==== INFORMATION SUPPLIED ====

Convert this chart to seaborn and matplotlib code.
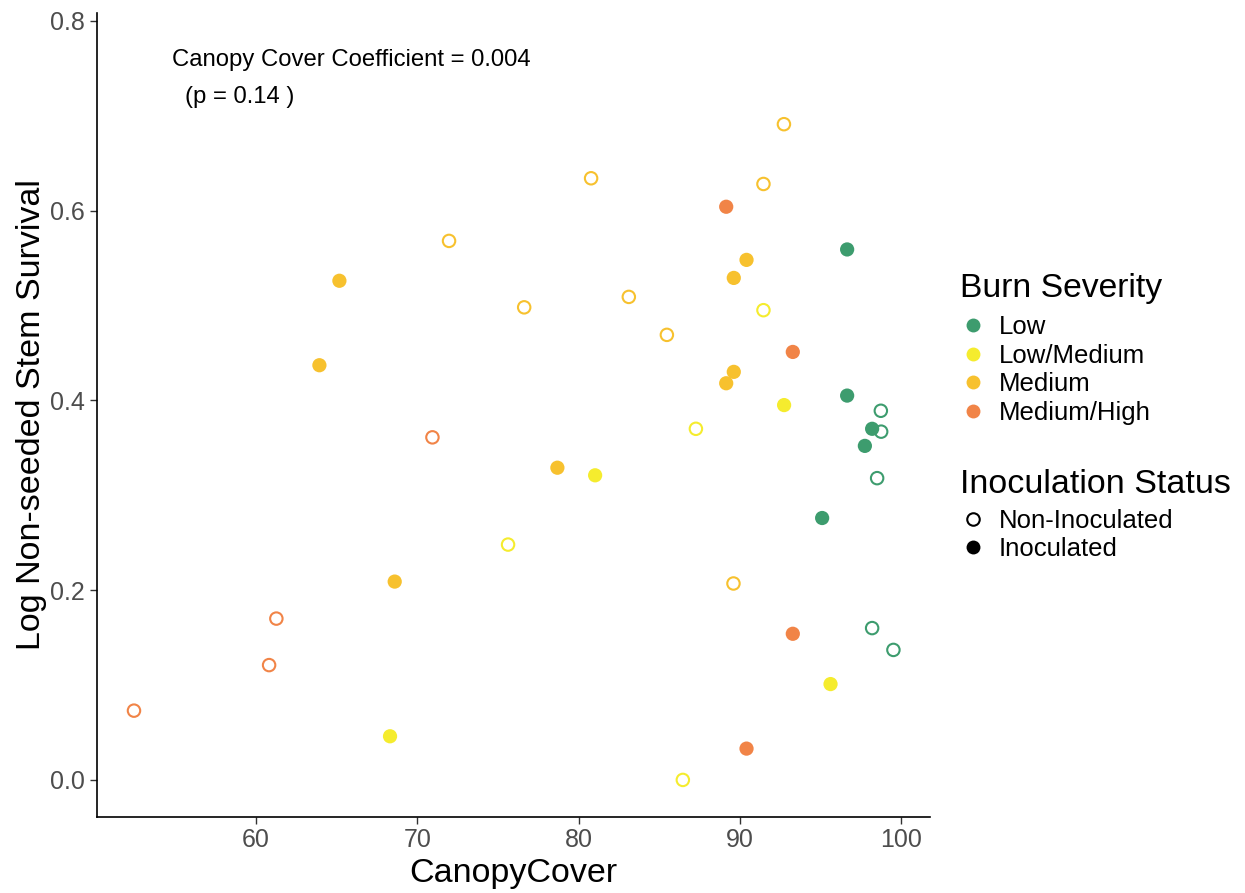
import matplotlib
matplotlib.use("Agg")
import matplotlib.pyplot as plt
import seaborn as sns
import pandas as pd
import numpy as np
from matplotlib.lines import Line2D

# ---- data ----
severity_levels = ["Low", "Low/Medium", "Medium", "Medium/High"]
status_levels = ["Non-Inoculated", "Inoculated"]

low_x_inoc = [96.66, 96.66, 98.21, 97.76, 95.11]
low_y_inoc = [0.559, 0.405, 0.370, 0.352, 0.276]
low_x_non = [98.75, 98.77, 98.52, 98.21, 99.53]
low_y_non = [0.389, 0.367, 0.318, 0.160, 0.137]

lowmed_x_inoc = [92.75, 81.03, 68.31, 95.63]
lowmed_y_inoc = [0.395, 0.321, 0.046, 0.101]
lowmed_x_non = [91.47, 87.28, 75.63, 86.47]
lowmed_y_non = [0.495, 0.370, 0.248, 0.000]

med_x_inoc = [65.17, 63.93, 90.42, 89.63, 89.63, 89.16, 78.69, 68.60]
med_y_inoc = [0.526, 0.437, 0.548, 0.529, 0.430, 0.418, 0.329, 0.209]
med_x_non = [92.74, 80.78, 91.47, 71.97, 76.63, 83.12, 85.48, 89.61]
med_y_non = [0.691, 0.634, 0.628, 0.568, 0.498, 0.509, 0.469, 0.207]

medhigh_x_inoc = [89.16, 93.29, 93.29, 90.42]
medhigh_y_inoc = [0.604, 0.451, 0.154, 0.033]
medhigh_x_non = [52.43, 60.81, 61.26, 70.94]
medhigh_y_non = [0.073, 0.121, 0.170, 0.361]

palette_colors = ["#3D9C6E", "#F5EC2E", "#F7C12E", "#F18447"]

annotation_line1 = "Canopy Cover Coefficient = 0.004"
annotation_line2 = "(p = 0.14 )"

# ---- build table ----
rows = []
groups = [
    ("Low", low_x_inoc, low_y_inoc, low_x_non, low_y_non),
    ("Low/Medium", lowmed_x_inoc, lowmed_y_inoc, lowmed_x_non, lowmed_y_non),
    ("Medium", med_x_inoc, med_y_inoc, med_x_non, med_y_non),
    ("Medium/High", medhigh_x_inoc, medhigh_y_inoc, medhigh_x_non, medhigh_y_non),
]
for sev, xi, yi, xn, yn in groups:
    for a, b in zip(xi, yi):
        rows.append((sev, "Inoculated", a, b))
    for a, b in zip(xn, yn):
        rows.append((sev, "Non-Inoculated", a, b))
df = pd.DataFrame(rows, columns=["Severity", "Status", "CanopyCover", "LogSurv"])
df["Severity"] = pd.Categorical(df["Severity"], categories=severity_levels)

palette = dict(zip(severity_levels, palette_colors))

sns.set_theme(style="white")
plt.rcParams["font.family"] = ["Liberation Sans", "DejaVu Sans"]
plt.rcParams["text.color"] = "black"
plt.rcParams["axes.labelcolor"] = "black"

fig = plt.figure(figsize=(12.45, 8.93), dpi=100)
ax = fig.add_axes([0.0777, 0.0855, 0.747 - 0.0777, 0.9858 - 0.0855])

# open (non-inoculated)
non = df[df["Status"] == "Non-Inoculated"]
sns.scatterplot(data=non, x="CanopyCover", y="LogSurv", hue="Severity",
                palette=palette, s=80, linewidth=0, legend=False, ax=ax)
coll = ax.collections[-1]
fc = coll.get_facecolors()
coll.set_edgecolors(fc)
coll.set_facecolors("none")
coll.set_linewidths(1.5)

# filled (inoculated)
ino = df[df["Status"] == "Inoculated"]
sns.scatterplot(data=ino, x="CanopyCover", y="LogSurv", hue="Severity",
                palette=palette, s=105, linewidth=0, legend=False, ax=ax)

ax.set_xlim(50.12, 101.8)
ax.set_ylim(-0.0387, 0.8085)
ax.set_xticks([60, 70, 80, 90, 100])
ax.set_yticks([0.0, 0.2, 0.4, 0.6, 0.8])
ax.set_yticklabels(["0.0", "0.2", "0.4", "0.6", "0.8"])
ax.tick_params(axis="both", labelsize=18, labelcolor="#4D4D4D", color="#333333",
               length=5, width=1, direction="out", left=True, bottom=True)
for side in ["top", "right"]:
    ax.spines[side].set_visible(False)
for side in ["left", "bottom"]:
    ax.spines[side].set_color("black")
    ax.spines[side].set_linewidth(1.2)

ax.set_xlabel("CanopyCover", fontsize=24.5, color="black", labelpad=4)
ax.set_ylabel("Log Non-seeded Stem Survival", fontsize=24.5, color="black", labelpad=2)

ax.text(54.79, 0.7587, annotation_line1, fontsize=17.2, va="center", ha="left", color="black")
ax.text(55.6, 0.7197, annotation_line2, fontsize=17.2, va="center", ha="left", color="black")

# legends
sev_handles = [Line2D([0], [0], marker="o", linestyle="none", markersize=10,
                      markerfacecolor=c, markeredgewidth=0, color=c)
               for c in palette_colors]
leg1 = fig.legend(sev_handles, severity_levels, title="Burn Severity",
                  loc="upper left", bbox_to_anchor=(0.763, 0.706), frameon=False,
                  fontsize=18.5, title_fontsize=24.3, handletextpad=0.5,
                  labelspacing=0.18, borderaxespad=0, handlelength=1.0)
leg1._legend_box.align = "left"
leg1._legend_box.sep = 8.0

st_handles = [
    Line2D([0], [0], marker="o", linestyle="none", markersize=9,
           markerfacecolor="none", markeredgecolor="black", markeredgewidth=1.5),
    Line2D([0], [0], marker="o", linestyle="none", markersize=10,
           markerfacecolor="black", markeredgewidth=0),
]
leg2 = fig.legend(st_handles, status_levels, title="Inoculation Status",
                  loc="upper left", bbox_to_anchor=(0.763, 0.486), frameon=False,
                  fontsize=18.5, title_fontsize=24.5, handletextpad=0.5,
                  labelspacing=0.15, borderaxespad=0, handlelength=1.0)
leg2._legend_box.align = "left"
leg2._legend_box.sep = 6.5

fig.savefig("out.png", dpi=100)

====

INSTRUCTIONS TO FOLLOW:
Extract, word for word, each line from the top of the data down to and including the line with "low_y_non = [0.389, 0.367, 0.318, 0.160, 0.137]"; skip the pictures.

ANSWER TO THIS EXERCISE:
Convert this chart to seaborn and matplotlib code.
import matplotlib
matplotlib.use("Agg")
import matplotlib.pyplot as plt
import seaborn as sns
import pandas as pd
import numpy as np
from matplotlib.lines import Line2D

# ---- data ----
severity_levels = ["Low", "Low/Medium", "Medium", "Medium/High"]
status_levels = ["Non-Inoculated", "Inoculated"]

low_x_inoc = [96.66, 96.66, 98.21, 97.76, 95.11]
low_y_inoc = [0.559, 0.405, 0.370, 0.352, 0.276]
low_x_non = [98.75, 98.77, 98.52, 98.21, 99.53]
low_y_non = [0.389, 0.367, 0.318, 0.160, 0.137]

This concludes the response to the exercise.